7. Implications for Reform Strategy

These structural constraints suggest that:

  • comprehensive reform packages are unlikely to succeed unless they align with the interests of major powers;
  • incremental reforms and norm-based approaches may offer more feasible pathways; and
  • informal adaptation will continue to play a central role in institutional evolution.⁸

However, reliance on incrementalism carries risks, including:

  • reduced transparency;
  • fragmented authority; and
  • growing gaps between formal rules and actual practice.

Conclusion

The difficulty of formal UN reform is not simply a matter of political failure—it is a reflection of the institutional design and incentive structures that underpin the system. Efforts to reform the United Nations must therefore engage not only with proposed changes, but with the constraints that shape what is politically and structurally feasible.
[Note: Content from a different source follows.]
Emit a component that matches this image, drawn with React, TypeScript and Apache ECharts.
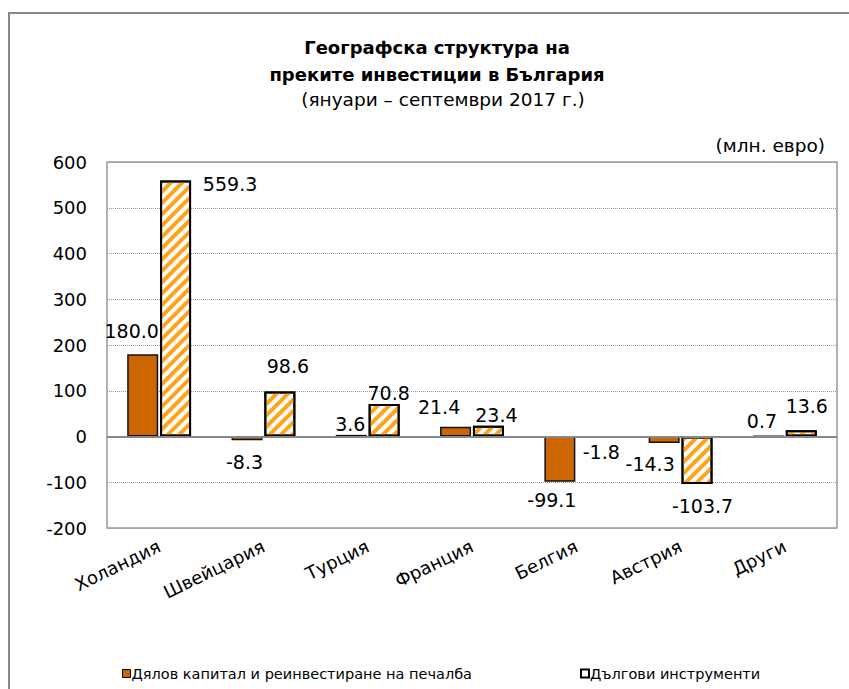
import React, { useEffect, useRef } from "react";
import * as echarts from "echarts";

const categories = ["Холандия", "Швейцария", "Турция", "Франция", "Белгия", "Австрия", "Други"];
const equityValues = [180.0, -8.3, 3.6, 21.4, -99.1, -14.3, 0.7];
const debtValues = [559.3, 98.6, 70.8, 23.4, -1.8, -103.7, 13.6];
const seriesNames = ["Дялов капитал и реинвестиране на печалба", "Дългови инструменти"];
const titleLines = ["Географска структура на", "преките инвестиции в България", "(януари – септември 2017 г.)"];
const unitLabel = "(млн. евро)";

// label offsets (layout only)
const equityLabelOffsets = [[-11, -14], [-2.5, 12.5], [-1, -1], [-16.5, -10], [-8, 9], [-14, 11.5], [-6.5, -4.7]];
const debtLabelOffsets = [[54.5, 13], [8, -16], [4.5, -1.5], [8, -1.5], [8.5, 5], [5.5, 12.6], [5.5, -14.8]];

const FONT = "DejaVu Sans";

function buildData(values: number[], offsets: number[][]) {
  return values.map((v, i) => ({
    value: v,
    label: {
      show: true,
      position: v >= 0 ? "top" : "bottom",
      distance: 0,
      offset: offsets[i],
      formatter: v.toFixed(1),
    },
  }));
}

export default function App() {
  const ref = useRef<HTMLDivElement>(null);
  useEffect(() => {
    if (!ref.current) return;
    const chart = echarts.init(ref.current, null, { renderer: "svg" });
    chart.setOption({
      animation: false,
      backgroundColor: "#fff",
      textStyle: { fontFamily: FONT },
      grid: { left: 107, right: 12, top: 162, bottom: 161, show: true, borderColor: "#999", borderWidth: 1.5, backgroundColor: "transparent" },
      graphic: [
        { type: "rect", shape: { x: 9, y: 13, width: 1000, height: 1000 }, style: { fill: "none", stroke: "#888", lineWidth: 2 }, silent: true, z: -1 },
        { type: "text", x: 437, y: 47, style: { text: titleLines[0], font: `bold 18px '${FONT}'`, fill: "#000", textAlign: "center", textVerticalAlign: "middle" } },
        { type: "text", x: 437, y: 74.5, style: { text: titleLines[1], font: `bold 18px '${FONT}'`, fill: "#000", textAlign: "center", textVerticalAlign: "middle" } },
        { type: "text", x: 443, y: 99.5, style: { text: titleLines[2], font: `18.5px '${FONT}'`, fill: "#000", textAlign: "center", textVerticalAlign: "middle" } },
        { type: "text", x: 825, y: 145, style: { text: unitLabel, font: `18.5px '${FONT}'`, fill: "#000", textAlign: "right", textVerticalAlign: "middle" } },
      ],
      legend: [
        {
          data: [{ name: seriesNames[0], itemStyle: { color: "#CC6600", borderColor: "#000", borderWidth: 1 } }],
          left: 122, top: 666, padding: 0, icon: "rect", itemWidth: 8, itemHeight: 8, itemGap: 4,
          textStyle: { fontFamily: FONT, fontSize: 14.5, color: "#000", padding: [0, 0, 0, -4] },
        },
        {
          data: [{ name: seriesNames[1], itemStyle: { color: "#fff", borderColor: "#000", borderWidth: 2, decal: "none" } }],
          left: 580, top: 666, padding: 0, icon: "rect", itemWidth: 8, itemHeight: 8, itemGap: 4,
          textStyle: { fontFamily: FONT, fontSize: 14.5, color: "#000", padding: [0, 0, 0, -4] },
        },
      ],
      xAxis: {
        type: "category",
        data: categories,
        axisLine: { show: false, onZero: false },
        axisTick: { show: false },
        axisLabel: { rotate: 26, margin: 17, fontSize: 18, color: "#000", fontFamily: FONT, interval: 0 },
      },
      yAxis: {
        type: "value",
        min: -200,
        max: 600,
        interval: 100,
        axisLine: { show: false },
        axisTick: { show: false },
        axisLabel: { margin: 20, fontSize: 18, color: "#000", fontFamily: FONT },
        splitLine: { show: true, lineStyle: { color: "#999", type: "dotted", width: 1 } },
      },
      series: [
        {
          name: seriesNames[0],
          type: "bar",
          data: buildData(equityValues, equityLabelOffsets),
          barWidth: 31,
          barGap: "6%",
          itemStyle: { color: "#CC6600", borderColor: "#111", borderWidth: 1.5 },
          label: { fontSize: 19, color: "#000", fontFamily: FONT },
          markLine: {
            silent: true,
            symbol: "none",
            label: { show: false },
            lineStyle: { color: "#888", type: "solid", width: 2 },
            data: [{ yAxis: 0 }],
          },
        },
        {
          name: seriesNames[1],
          type: "bar",
          data: buildData(debtValues, debtLabelOffsets),
          barWidth: 31,
          itemStyle: {
            color: "#fff",
            borderColor: "#000",
            borderWidth: 2,
            decal: {
              symbol: "rect",
              symbolSize: 1,
              dashArrayX: [1, 0],
              dashArrayY: [4, 4],
              rotation: -Math.PI / 4,
              color: "#FFA31A",
              backgroundColor: "#fff",
            },
          },
          label: { fontSize: 19, color: "#000", fontFamily: FONT },
        },
      ],
      aria: { enabled: false, decal: { show: false } },
    });
    return () => chart.dispose();
  }, []);
  return <div ref={ref} style={{ width: 849, height: 689, position: "absolute", left: 0, top: 0 }} />;
}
Understanding these constraints does not resolve them. It does, however, clarify why reform efforts so often stall—and why meaningful change may depend as much on adaptation within existing structures as on attempts to redesign them.

Endnotes

  1. High-Level Panel on Threats, Challenges and Change, A More Secure World: Our Shared Responsibility (2004).
  2. UN Charter, Article 108 (amendment procedures).
  3. UN General Assembly debates on Security Council reform; see also African Union, Ezulwini Consensus (2005).
  4. Thomas G. Weiss & Ramesh Thakur, Global Governance and the UN; and UN reform negotiation records.
  5. Edward C. Luck, UN Security Council: Practice and Promise; and policy discussions on institutional redistribution.
  6. UN Secretary-General reports on peacekeeping evolution; see also Brahimi Report (2000).
  7. Paul Pierson, Increasing Returns, Path Dependence, and the Study of Politics; applied to international institutions.
  8. UN General Assembly reform debates; International Peace Institute, UN Reform and the Politics of Change.

Note

Analysis published on UNreform.org is intended to clarify institutional dynamics and reform trade-offs. Publication does not imply endorsement of a single reform agenda.